SOURCE: Will Oremus, Slate.com, http://www.slate.com/blogs/future_tense/2014/05/30/nyc_citi_bike_zero_fatalities_in_new_york_city_bike_share_program_s_first.html

Monday, June 2, 2014

Economic Development in Rhode Island - It's GO Time

Last month, I was fortunate to play a small part in developing the Rhode Island Commerce Corporation's report, "Actions for Economic Development in Rhode Island." The report offers a wealth of potential action items policy makers can pursue to help boost RI's economic fortunes (hint: eliminating all taxes is NOT one of them).

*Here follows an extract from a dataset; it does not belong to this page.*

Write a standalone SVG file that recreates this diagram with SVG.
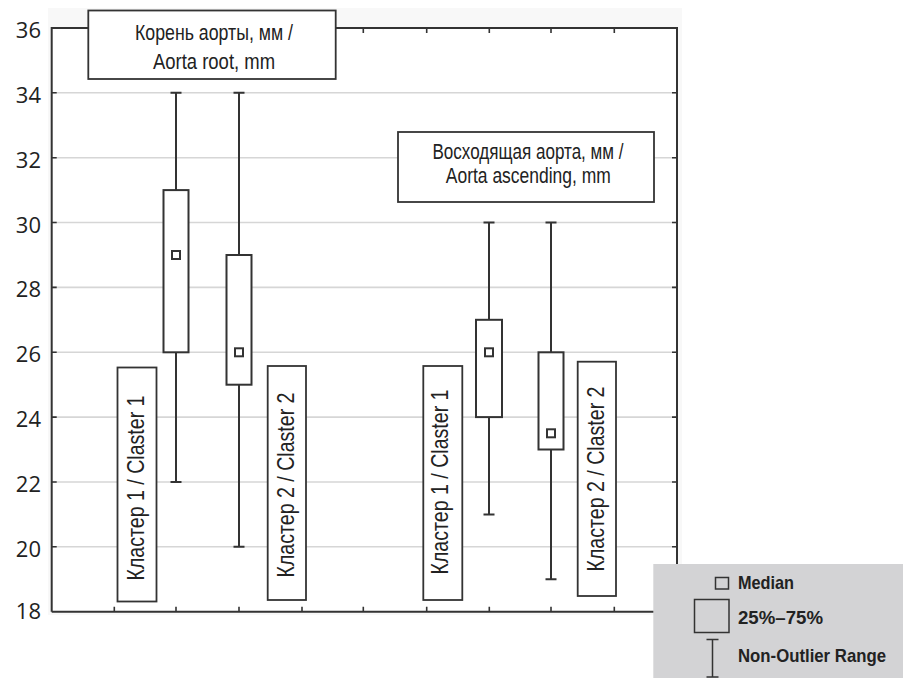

The section I worked on, along with my colleagues at New Commons, Camoin Associates and Broadband Rhode Island, focused on developing a gigabit broadband infrastructure as a way to give a boost, not just to business, but to the entire ecosystem of commerce, including businesses, consumers, regulatory agencies, et al. If you're curious about how Rhode Island might be able to maximize its economic potential, then this report (put together lovingly by the folks at Fourth Economy) is definitely worth a read.

SOURCE: Greater Rhode Island, http://greaterrhodeisland.wordpress.com/2014/06/02/thinking-about-economic-development/


My New, New Thing

I have to confess, I have far too many blogs. Wordpress, Tumblr, social media feeds...all of them still standing and hardly any updated with any frequency. For the most part, this problem can be chalked up to a shift in interest. In the past three years I have gone from a focus on elections and politics, to a focus on cities and communities. There are many reasons for this, but the biggest is simple frustration. To be a true politics wonk, you need to be an activist or a policy maven; or else be content to observe and report on the movements of a heard of angry cats you have no hope of controlling. At any rate, there are few areas of politics that aren't resistant to innovation and experimentation, and none more so than electoral systems. If your area of interest is electoral systems, you'd better be happy to theorize. As it turns out, I'm not.

Thankfully, I get just as big a kick out of urbanism and planning. Cities are increasingly the gravitational center around which society coalesces. They are the engines of the information economy. They are the laboratories in which answers to the problems of climate change, economic resilience, social and economic justice are being sought.  And it is currently a very dynamic space. Cities are now more open to innovation and disruption than perhaps at any time in the last century.  To be involved in urban planning and development, is to be involved in shaping policy responses to some of the most pressing challenges we face as a nation.

With this new, new blog, I'm hoping to create a repository for ideas I find compelling enough to share. As I go through the process of graduate school (did I mention I'll be entering the Community Development and Planning program at Clark University in a couple of months), network with practitioners and get introduced to new ideas, I hope I can use this site as a place to share, digest and expand on what I'm learning. Or, at the very least, to finally use one of my blogs efficiently.